------ DATASET EXTRACT

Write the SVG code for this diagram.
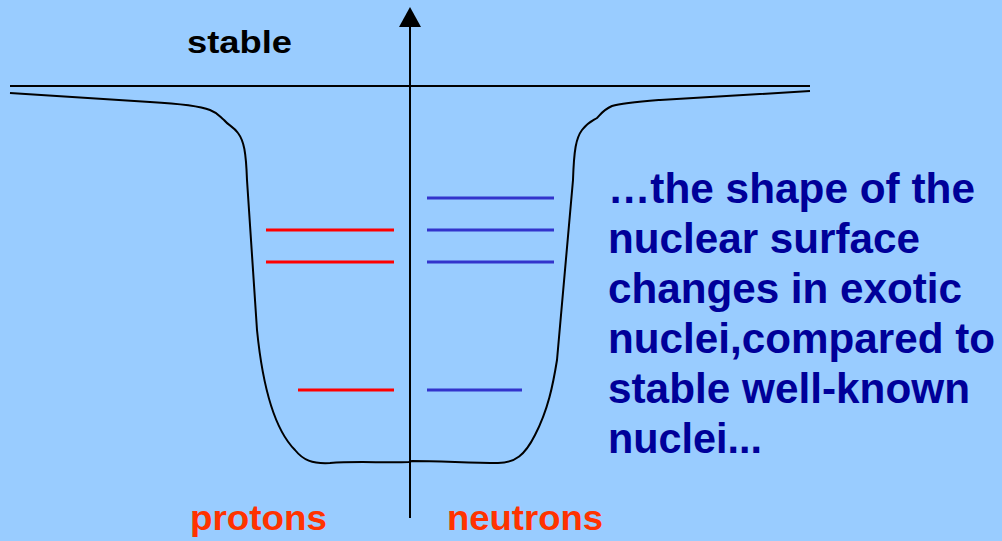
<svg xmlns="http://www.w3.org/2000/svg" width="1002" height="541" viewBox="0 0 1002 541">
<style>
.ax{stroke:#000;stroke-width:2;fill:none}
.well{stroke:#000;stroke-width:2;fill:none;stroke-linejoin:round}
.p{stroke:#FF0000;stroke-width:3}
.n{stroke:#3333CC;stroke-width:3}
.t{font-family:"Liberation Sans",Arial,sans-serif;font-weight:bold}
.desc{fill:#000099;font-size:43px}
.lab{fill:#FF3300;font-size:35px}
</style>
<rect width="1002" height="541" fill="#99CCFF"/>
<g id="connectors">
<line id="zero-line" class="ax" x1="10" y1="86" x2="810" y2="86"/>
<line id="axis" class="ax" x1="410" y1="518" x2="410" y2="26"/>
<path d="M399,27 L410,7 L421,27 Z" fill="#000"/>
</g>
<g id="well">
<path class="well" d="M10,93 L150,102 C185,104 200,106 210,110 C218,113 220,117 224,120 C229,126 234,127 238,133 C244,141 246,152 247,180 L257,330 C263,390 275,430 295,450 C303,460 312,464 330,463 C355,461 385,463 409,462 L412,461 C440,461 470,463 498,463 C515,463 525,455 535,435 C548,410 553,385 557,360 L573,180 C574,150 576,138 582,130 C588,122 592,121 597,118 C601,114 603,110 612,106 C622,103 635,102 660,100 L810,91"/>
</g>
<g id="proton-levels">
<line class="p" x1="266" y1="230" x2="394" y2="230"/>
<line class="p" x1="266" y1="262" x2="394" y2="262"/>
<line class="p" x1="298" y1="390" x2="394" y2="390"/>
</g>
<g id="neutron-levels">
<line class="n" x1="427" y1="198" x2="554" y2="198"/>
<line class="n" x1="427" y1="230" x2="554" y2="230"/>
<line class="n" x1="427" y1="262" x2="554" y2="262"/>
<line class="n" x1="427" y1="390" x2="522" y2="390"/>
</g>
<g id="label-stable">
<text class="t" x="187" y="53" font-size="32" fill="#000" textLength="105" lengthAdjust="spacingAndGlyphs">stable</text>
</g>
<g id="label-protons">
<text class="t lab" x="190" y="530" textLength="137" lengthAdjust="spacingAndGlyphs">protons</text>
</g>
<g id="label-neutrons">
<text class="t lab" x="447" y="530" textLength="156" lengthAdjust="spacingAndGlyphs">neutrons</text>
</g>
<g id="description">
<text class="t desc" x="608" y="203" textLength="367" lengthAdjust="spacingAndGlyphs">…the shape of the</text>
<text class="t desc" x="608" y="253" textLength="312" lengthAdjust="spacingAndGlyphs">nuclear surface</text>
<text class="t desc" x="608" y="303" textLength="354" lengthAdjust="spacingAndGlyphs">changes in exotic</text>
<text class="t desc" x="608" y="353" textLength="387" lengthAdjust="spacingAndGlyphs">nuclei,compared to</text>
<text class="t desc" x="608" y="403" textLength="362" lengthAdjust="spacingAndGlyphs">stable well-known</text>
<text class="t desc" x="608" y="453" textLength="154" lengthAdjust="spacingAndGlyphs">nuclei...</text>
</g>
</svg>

------------

*TASK DIRECTIONS*
Exclude the images, then output the data above word for word.

*THE RESULT*
Write the SVG code for this diagram.
<svg xmlns="http://www.w3.org/2000/svg" width="1002" height="541" viewBox="0 0 1002 541">
<style>
.ax{stroke:#000;stroke-width:2;fill:none}
.well{stroke:#000;stroke-width:2;fill:none;stroke-linejoin:round}
.p{stroke:#FF0000;stroke-width:3}
.n{stroke:#3333CC;stroke-width:3}
.t{font-family:"Liberation Sans",Arial,sans-serif;font-weight:bold}
.desc{fill:#000099;font-size:43px}
.lab{fill:#FF3300;font-size:35px}
</style>
<rect width="1002" height="541" fill="#99CCFF"/>
<g id="connectors">
<line id="zero-line" class="ax" x1="10" y1="86" x2="810" y2="86"/>
<line id="axis" class="ax" x1="410" y1="518" x2="410" y2="26"/>
<path d="M399,27 L410,7 L421,27 Z" fill="#000"/>
</g>
<g id="well">
<path class="well" d="M10,93 L150,102 C185,104 200,106 210,110 C218,113 220,117 224,120 C229,126 234,127 238,133 C244,141 246,152 247,180 L257,330 C263,390 275,430 295,450 C303,460 312,464 330,463 C355,461 385,463 409,462 L412,461 C440,461 470,463 498,463 C515,463 525,455 535,435 C548,410 553,385 557,360 L573,180 C574,150 576,138 582,130 C588,122 592,121 597,118 C601,114 603,110 612,106 C622,103 635,102 660,100 L810,91"/>
</g>
<g id="proton-levels">
<line class="p" x1="266" y1="230" x2="394" y2="230"/>
<line class="p" x1="266" y1="262" x2="394" y2="262"/>
<line class="p" x1="298" y1="390" x2="394" y2="390"/>
</g>
<g id="neutron-levels">
<line class="n" x1="427" y1="198" x2="554" y2="198"/>
<line class="n" x1="427" y1="230" x2="554" y2="230"/>
<line class="n" x1="427" y1="262" x2="554" y2="262"/>
<line class="n" x1="427" y1="390" x2="522" y2="390"/>
</g>
<g id="label-stable">
<text class="t" x="187" y="53" font-size="32" fill="#000" textLength="105" lengthAdjust="spacingAndGlyphs">stable</text>
</g>
<g id="label-protons">
<text class="t lab" x="190" y="530" textLength="137" lengthAdjust="spacingAndGlyphs">protons</text>
</g>
<g id="label-neutrons">
<text class="t lab" x="447" y="530" textLength="156" lengthAdjust="spacingAndGlyphs">neutrons</text>
</g>
<g id="description">
<text class="t desc" x="608" y="203" textLength="367" lengthAdjust="spacingAndGlyphs">…the shape of the</text>
<text class="t desc" x="608" y="253" textLength="312" lengthAdjust="spacingAndGlyphs">nuclear surface</text>
<text class="t desc" x="608" y="303" textLength="354" lengthAdjust="spacingAndGlyphs">changes in exotic</text>
<text class="t desc" x="608" y="353" textLength="387" lengthAdjust="spacingAndGlyphs">nuclei,compared to</text>
<text class="t desc" x="608" y="403" textLength="362" lengthAdjust="spacingAndGlyphs">stable well-known</text>
<text class="t desc" x="608" y="453" textLength="154" lengthAdjust="spacingAndGlyphs">nuclei...</text>
</g>
</svg>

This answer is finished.